The Lab are avoiding equating ageing with loneliness. Over 60% of young people say they are sometimes or often lonely. 

People living on their own, often with excess space, and people looking for a home or a flatmate.

How can we combine them?

Homesharing is when an older person offers accommodation to a younger person at a reduced rate in exchange for some support with basic tasks such as shopping or gardening.

Cohousing is the development of private households with shared facilities that invoke a sense of community; older people can benefit from reduced levels of loneliness and isolation and increased levels of civic participation, while younger generations can also benefit in similar ways and through the provision of affordable housing.

Although schemes like these already operate internationally - these options are yet to make a significant mark on the UK housing landscape.

The use of shared accommodation in social housing is common. Sometimes a transient option - it lends itself to interim housing.

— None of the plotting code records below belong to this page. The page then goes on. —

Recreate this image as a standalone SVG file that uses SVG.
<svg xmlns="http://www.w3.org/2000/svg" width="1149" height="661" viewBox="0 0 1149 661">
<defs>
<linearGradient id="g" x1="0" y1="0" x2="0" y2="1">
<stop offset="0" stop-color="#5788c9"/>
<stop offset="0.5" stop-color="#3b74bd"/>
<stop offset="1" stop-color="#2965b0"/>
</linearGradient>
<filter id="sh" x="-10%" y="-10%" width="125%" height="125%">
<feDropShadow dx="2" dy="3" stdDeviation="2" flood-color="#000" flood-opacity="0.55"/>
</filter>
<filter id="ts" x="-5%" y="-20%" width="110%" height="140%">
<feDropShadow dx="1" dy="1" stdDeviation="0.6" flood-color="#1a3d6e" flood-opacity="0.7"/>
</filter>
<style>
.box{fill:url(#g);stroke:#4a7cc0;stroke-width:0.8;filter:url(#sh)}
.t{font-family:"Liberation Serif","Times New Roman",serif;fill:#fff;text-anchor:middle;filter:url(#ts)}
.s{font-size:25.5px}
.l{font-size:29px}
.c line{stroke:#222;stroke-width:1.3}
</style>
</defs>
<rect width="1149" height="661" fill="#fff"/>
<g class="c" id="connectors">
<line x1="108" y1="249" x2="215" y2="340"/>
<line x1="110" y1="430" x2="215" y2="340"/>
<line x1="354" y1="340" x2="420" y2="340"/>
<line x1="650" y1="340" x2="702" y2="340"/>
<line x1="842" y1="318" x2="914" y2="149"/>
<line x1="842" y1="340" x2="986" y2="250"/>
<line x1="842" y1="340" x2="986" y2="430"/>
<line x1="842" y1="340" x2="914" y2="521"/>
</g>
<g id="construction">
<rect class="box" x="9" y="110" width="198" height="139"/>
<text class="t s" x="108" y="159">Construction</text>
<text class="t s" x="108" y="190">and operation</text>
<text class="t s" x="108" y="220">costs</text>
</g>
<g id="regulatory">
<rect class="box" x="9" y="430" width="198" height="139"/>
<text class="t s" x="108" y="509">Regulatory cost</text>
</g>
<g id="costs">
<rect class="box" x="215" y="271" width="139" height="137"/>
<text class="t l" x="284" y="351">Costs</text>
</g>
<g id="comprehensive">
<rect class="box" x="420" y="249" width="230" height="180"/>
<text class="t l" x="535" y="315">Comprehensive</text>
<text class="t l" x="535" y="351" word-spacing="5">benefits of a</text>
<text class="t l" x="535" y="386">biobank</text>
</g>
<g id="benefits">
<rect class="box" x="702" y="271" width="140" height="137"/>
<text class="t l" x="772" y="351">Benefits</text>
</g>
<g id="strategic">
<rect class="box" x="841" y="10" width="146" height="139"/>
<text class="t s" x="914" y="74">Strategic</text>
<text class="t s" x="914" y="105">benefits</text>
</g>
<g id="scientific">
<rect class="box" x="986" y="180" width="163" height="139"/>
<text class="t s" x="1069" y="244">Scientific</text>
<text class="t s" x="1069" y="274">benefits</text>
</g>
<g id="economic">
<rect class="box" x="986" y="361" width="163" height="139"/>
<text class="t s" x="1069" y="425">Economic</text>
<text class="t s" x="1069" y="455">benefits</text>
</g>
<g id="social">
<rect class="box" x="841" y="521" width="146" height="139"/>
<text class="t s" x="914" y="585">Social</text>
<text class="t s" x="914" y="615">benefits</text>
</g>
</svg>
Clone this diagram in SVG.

Using hard to let or empty social housing can decrease the numbers of applicants on Local Authority waiting lists, alleviate overcrowding and decrease arrears accrued through the Bedroom tax. 

  • So what if we could reimagine shared accommodation as a genuinely attractive proposition?
  • What if we actually encouraged people to move in with a friend?
  • What if we could create the best of both worlds - you have roommates - but they are not roommates.

There are scores of reasons to talk yourselves out of doing something like this.

People may like the idea of living with others, until they actually move in and get frustrated by loud music or annoying neighbours. 

However with more people living alone , and benefit changes meaning landlords are going to have significant affordability challenges, this may be a future housing model we just have to explore. 

The first thing we agreed today in mapping out a potential test was to take the time to produce what it could look like. What would the scheme be and how could it work? Would it be run by Bromford or an Airbnb type platform? Would it be Airbnb itself?

It's important with concepts like this to explore the organisational appetite to invest in doing something very different. That's why we'll produce some quick and dirty prototypes and produce them for people to comment upon.